Task instructions: Your task is to copy the listing exactly, with the pictures left out.

Raw data:
Start

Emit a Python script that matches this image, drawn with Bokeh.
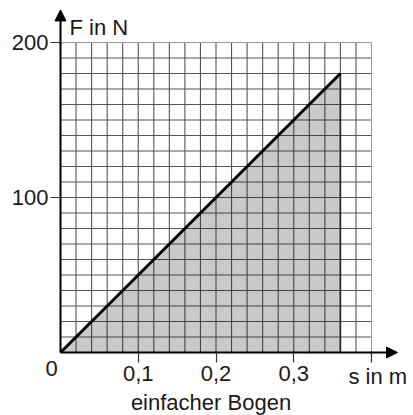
from bokeh.plotting import figure
from bokeh.models import Range1d, FixedTicker, Label, Arrow, NormalHead, ColumnDataSource
from bokeh.embed import file_html
from bokeh.resources import INLINE

# ---- data ----
s_values = [0.0, 0.36]          # s in m
F_values = [0.0, 180.0]         # F in N
x_ticks = [0.1, 0.2, 0.3, 0.4]
x_tick_labels = ["0,1", "0,2", "0,3", ""]
y_ticks = [100, 200]
y_tick_labels = ["100", "200"]
x_grid = [round(0.02 * i, 2) for i in range(1, 20)]
y_grid = [10 * i for i in range(1, 20)]
x_max, y_max = 0.4, 200
x_arrow_end, y_arrow_end = 0.4334, 221

FONT = "Liberation Sans"
TXT = "#1a1a1a"
W, H = 413, 415
# pixel layout of the data frame inside the canvas
PX_LEFT, PX_RIGHT, PX_TOP, PX_BOTTOM = 60, 371, 42, 352
sx = (PX_RIGHT - PX_LEFT) / x_max
sy = (PX_BOTTOM - PX_TOP) / y_max
x0 = -PX_LEFT / sx
y1 = y_max + PX_TOP / sy

p = figure(width=W, height=H, output_backend="svg", toolbar_location=None, title=None,
           x_range=Range1d(x0, x0 + W / sx), y_range=Range1d(y1 - H / sy, y1),
           min_border=0)
p.background_fill_color = "white"
p.border_fill_color = "white"
p.outline_line_color = None
p.xgrid.visible = False
p.ygrid.visible = False

# grid (interior lines dark, border lines lighter)
p.segment(x0=x_grid, y0=[0] * len(x_grid), x1=x_grid, y1=[y_max] * len(x_grid),
          line_color="#555555", line_width=1.1)
p.segment(x0=[0] * len(y_grid), y0=y_grid, x1=[x_max] * len(y_grid), y1=y_grid,
          line_color="#555555", line_width=1.1)
p.segment(x0=[x_max, 0], y0=[0, y_max], x1=[x_max, x_max], y1=[y_max, y_max],
          line_color="#9a9a9a", line_width=1)

# shaded area (work) and line
src = ColumnDataSource(dict(s=s_values, F=F_values, base=[0, 0]))
p.varea(x="s", y1="base", y2="F", source=src, fill_color="black", fill_alpha=0.21)
p.segment(x0=[s_values[-1]], y0=[0], x1=[s_values[-1]], y1=[F_values[-1]],
          line_color="#222222", line_width=1.6)
p.line(x="s", y="F", source=src, line_color="black", line_width=3)

# axes, placed at the origin
for ax in (p.xaxis, p.yaxis):
    ax.fixed_location = 0
    ax.axis_line_color = "black"
    ax.axis_line_width = 2
    ax.major_tick_line_color = "#333333"
    ax.major_tick_line_width = 1.2
    ax.major_tick_out = 10
    ax.major_tick_in = 0
    ax.minor_tick_line_color = None
    ax.major_label_text_font = FONT
    ax.major_label_text_font_size = "22px"
    ax.major_label_text_color = TXT

p.xaxis.bounds = (0, x_max)
p.xaxis.ticker = FixedTicker(ticks=x_ticks)
p.xaxis.major_label_overrides = {t: l for t, l in zip(x_ticks, x_tick_labels)}
p.xaxis.major_label_standoff = 3
p.yaxis.bounds = (0, y_max)
p.yaxis.ticker = FixedTicker(ticks=y_ticks)
p.yaxis.major_label_overrides = {t: l for t, l in zip(y_ticks, y_tick_labels)}
p.yaxis.major_label_standoff = 2

# axis arrows
p.add_layout(Arrow(x_start=0, y_start=y_max - 1, x_end=0, y_end=y_arrow_end,
                   line_color="black", line_width=2,
                   end=NormalHead(size=11, fill_color="black", line_color="black")))
p.add_layout(Arrow(x_start=x_max - 0.002, y_start=0, x_end=x_arrow_end, y_end=0,
                   line_color="black", line_width=2,
                   end=NormalHead(size=11, fill_color="black", line_color="black")))

# labels
def lab(x, y, text, xo, yo, align="left", baseline="alphabetic"):
    p.add_layout(Label(x=x, y=y, text=text, x_offset=xo, y_offset=yo,
                       text_font=FONT, text_font_size="22px", text_color=TXT,
                       text_align=align, text_baseline=baseline))

lab(0, y_max, "F in N", 9, 15)
lab(x_max, 0, "s in m", -23, -24)
lab(0, 0, "0", -9, -16, align="center", baseline="middle")
lab(0.2, 0, "einfacher Bogen", -5, -50, align="center")

open("out.html", "w").write(file_html(p, INLINE))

End

Result for this exercise:
Emit a Python script that matches this image, drawn with Bokeh.
from bokeh.plotting import figure
from bokeh.models import Range1d, FixedTicker, Label, Arrow, NormalHead, ColumnDataSource
from bokeh.embed import file_html
from bokeh.resources import INLINE

# ---- data ----
s_values = [0.0, 0.36]          # s in m
F_values = [0.0, 180.0]         # F in N
x_ticks = [0.1, 0.2, 0.3, 0.4]
x_tick_labels = ["0,1", "0,2", "0,3", ""]
y_ticks = [100, 200]
y_tick_labels = ["100", "200"]
x_grid = [round(0.02 * i, 2) for i in range(1, 20)]
y_grid = [10 * i for i in range(1, 20)]
x_max, y_max = 0.4, 200
x_arrow_end, y_arrow_end = 0.4334, 221

FONT = "Liberation Sans"
TXT = "#1a1a1a"
W, H = 413, 415
# pixel layout of the data frame inside the canvas
PX_LEFT, PX_RIGHT, PX_TOP, PX_BOTTOM = 60, 371, 42, 352
sx = (PX_RIGHT - PX_LEFT) / x_max
sy = (PX_BOTTOM - PX_TOP) / y_max
x0 = -PX_LEFT / sx
y1 = y_max + PX_TOP / sy

p = figure(width=W, height=H, output_backend="svg", toolbar_location=None, title=None,
           x_range=Range1d(x0, x0 + W / sx), y_range=Range1d(y1 - H / sy, y1),
           min_border=0)
p.background_fill_color = "white"
p.border_fill_color = "white"
p.outline_line_color = None
p.xgrid.visible = False
p.ygrid.visible = False

# grid (interior lines dark, border lines lighter)
p.segment(x0=x_grid, y0=[0] * len(x_grid), x1=x_grid, y1=[y_max] * len(x_grid),
          line_color="#555555", line_width=1.1)
p.segment(x0=[0] * len(y_grid), y0=y_grid, x1=[x_max] * len(y_grid), y1=y_grid,
          line_color="#555555", line_width=1.1)
p.segment(x0=[x_max, 0], y0=[0, y_max], x1=[x_max, x_max], y1=[y_max, y_max],
          line_color="#9a9a9a", line_width=1)

# shaded area (work) and line
src = ColumnDataSource(dict(s=s_values, F=F_values, base=[0, 0]))
p.varea(x="s", y1="base", y2="F", source=src, fill_color="black", fill_alpha=0.21)
p.segment(x0=[s_values[-1]], y0=[0], x1=[s_values[-1]], y1=[F_values[-1]],
          line_color="#222222", line_width=1.6)
p.line(x="s", y="F", source=src, line_color="black", line_width=3)

# axes, placed at the origin
for ax in (p.xaxis, p.yaxis):
    ax.fixed_location = 0
    ax.axis_line_color = "black"
    ax.axis_line_width = 2
    ax.major_tick_line_color = "#333333"
    ax.major_tick_line_width = 1.2
    ax.major_tick_out = 10
    ax.major_tick_in = 0
    ax.minor_tick_line_color = None
    ax.major_label_text_font = FONT
    ax.major_label_text_font_size = "22px"
    ax.major_label_text_color = TXT

p.xaxis.bounds = (0, x_max)
p.xaxis.ticker = FixedTicker(ticks=x_ticks)
p.xaxis.major_label_overrides = {t: l for t, l in zip(x_ticks, x_tick_labels)}
p.xaxis.major_label_standoff = 3
p.yaxis.bounds = (0, y_max)
p.yaxis.ticker = FixedTicker(ticks=y_ticks)
p.yaxis.major_label_overrides = {t: l for t, l in zip(y_ticks, y_tick_labels)}
p.yaxis.major_label_standoff = 2

# axis arrows
p.add_layout(Arrow(x_start=0, y_start=y_max - 1, x_end=0, y_end=y_arrow_end,
                   line_color="black", line_width=2,
                   end=NormalHead(size=11, fill_color="black", line_color="black")))
p.add_layout(Arrow(x_start=x_max - 0.002, y_start=0, x_end=x_arrow_end, y_end=0,
                   line_color="black", line_width=2,
                   end=NormalHead(size=11, fill_color="black", line_color="black")))

# labels
def lab(x, y, text, xo, yo, align="left", baseline="alphabetic"):
    p.add_layout(Label(x=x, y=y, text=text, x_offset=xo, y_offset=yo,
                       text_font=FONT, text_font_size="22px", text_color=TXT,
                       text_align=align, text_baseline=baseline))

lab(0, y_max, "F in N", 9, 15)
lab(x_max, 0, "s in m", -23, -24)
lab(0, 0, "0", -9, -16, align="center", baseline="middle")
lab(0.2, 0, "einfacher Bogen", -5, -50, align="center")

open("out.html", "w").write(file_html(p, INLINE))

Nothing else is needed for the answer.